Best of Philly 2005: Restaurants & Food

Our cheat sheet on where to eat

Place to eat alone: Ardmore Farmer’s Market
Newer and brighter than Reading Terminal, with just as much bustle to enjoy. Get fresh-cooked fish at Ardmore Seafood, sushi from Genji, and a treat from the Ultimate Bake Shop (120 Coulter Avenue, Ardmore; 610-896-7560).

Place to bring your wine-snob brother-in-law: Meritage Older vintages, oversize bottles, half-bottles, and lesser-known regional wines are highlights of the amazing 400-label collection, priced from $22 to $1,144. Four-course, $69 tasting menus, served with matching wines, take best advantage of the cellar (500 South 20th Street; 215-985-1922).

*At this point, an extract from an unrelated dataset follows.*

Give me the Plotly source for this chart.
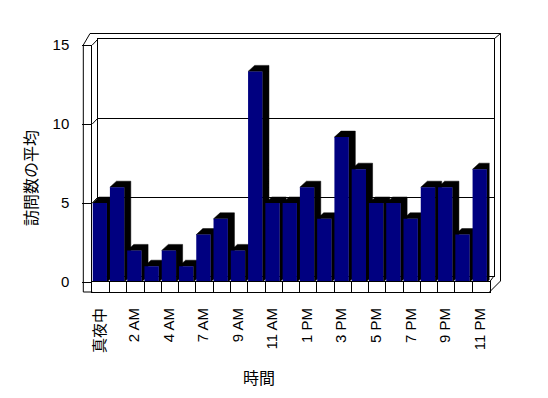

Doughnuts: Highland Orchards Farm and Market You can pick apples at this Chester County farm, but we go for the apple cider doughnuts — sugar-dusted confections best straight from the fryer (1000 ­Marshallton-Thorndale Road, West Chester; 610-269-3494).

New Seafood Restaurant: Old Original Bookbinder’s
Forget your image of Bookie’s as an aging tourist trap: With a multimillion-dollar makeover and a completely new menu, Old Original now stands with the city’s best. Perfectly steamed lobsters, colossal baked crabcakes and vibrant tuna tartare are among the top attractions (125 Walnut Street; 215-925-7027).

Upscale burger at a dive bar: Good Dog This appealingly scruffy bar with canine decor draws a young crowd that flaunts its tats and piercings. Compliment their nipple rings, then order a burger, eight ounces of sirloin stuffed with melting Roquefort and topped with caramelized onions (224 South 15th Street; 215-985-9600).

Basic Burger at a Nice Bar: Philadelphia Fish & Company It’s a $6 standout from a kitchen more accustomed to $20 entrées. Skip over the shoestring fries and head straight for the thick sirloin burger, served on a brioche bun. It’s a meat lover’s dream — at a seafood restaurant (207 Chestnut Street; 215-625-8605).

Hot Dog: Jimmy’s Hot Dogs It requires a trip to Easton, but you won’t regret it. An “Easton dog” is served in a bun with a pickle spear running the length, adding both texture and flavor, and we’re pretty sure that this family-owned institution invented it. The perpetual line out the door suggests they know what they’re doing
(2555 Nazareth Road, Easton; 610-258-7545).

Food at the Airport: Caviar Assouline Airline food has become either pitiful or nonexistent, so before you board, stop at this spot in Terminal C and stock up. Grab a sandwich (try the tuna niçoise on black bread) or just some crackers and a hunk of primo cheese — your seatmate’s mouth will be watering (Philadelphia International Airport Terminal C; 215-863-2255).